Boards of Directors: More Women Needed

Colleen Superko is a senior partner in one of America's most prestigious and venerable law firms. The mother of three young hockey-playing sons and a multi-sport athlete herself, Superko wanted to sit on the board of the local youth hockey organization in Wellesley, Massachusetts to make sure it was doing everything it could to make ice hockey safe for all the children in the program. After being turned down for several years, Superko finally was asked to join the board. In three years she rose to the elected position of league president.
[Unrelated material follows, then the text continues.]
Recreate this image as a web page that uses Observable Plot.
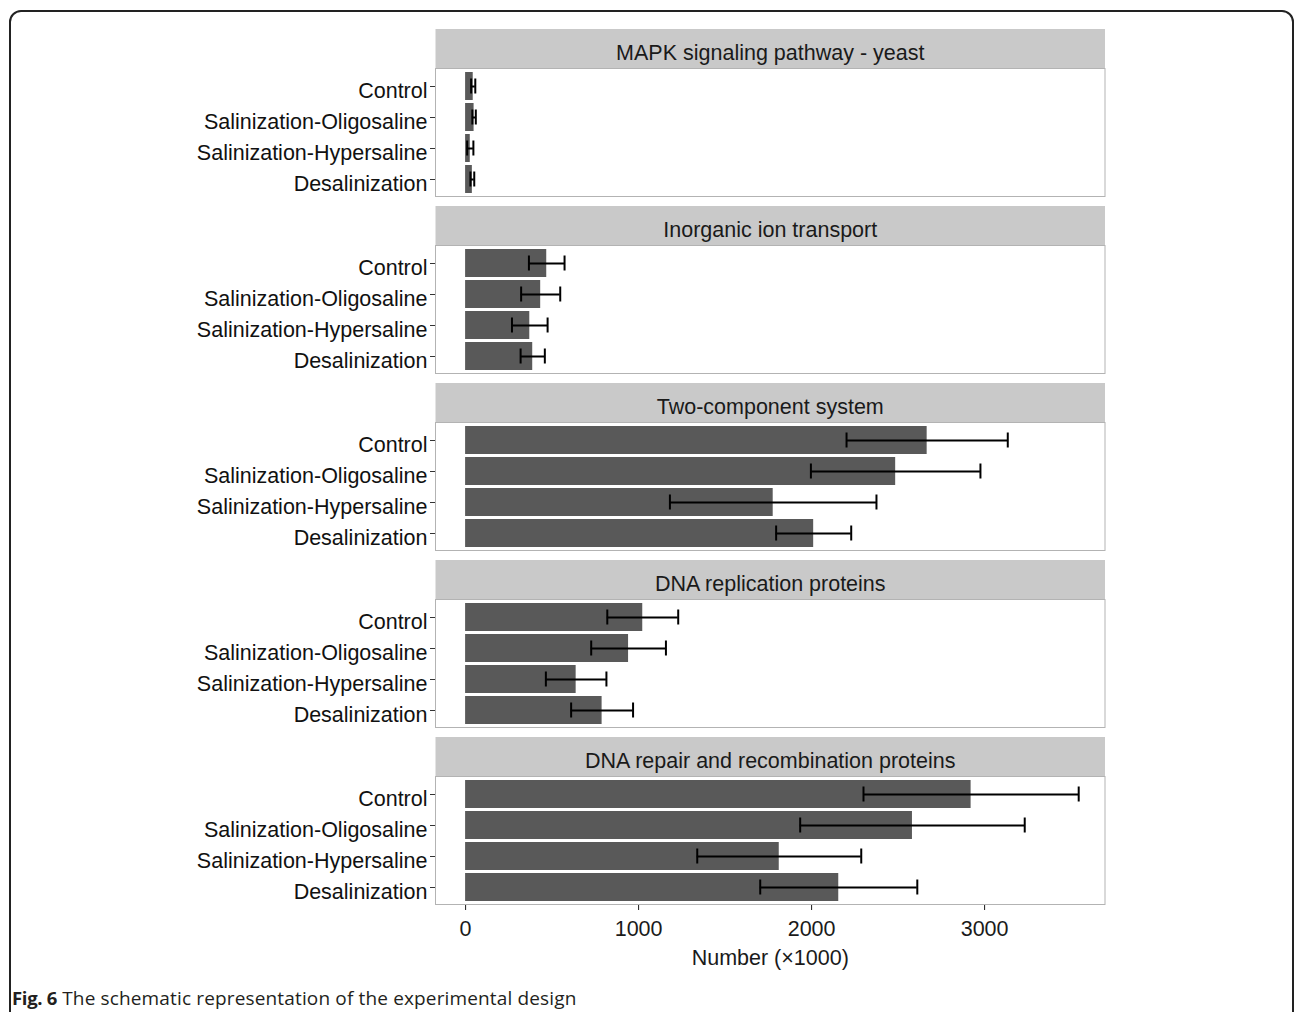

Unfortunately, Superko is a relative rarity in youth sports: a woman member of a board of directors. Of the 1632 seats on the boards of the 82 national youth sports organizations, only 164 are held by women. The same holds true for other national organizations that have been established in the interest of reforming youth sports. Clearly, more needs to be done to include more women on these boards.


Adapted from the book, Home Team Advantage: The Critical Role of Mothers in Youth Sports (HarperCollins 2006) by Brooke de Lench.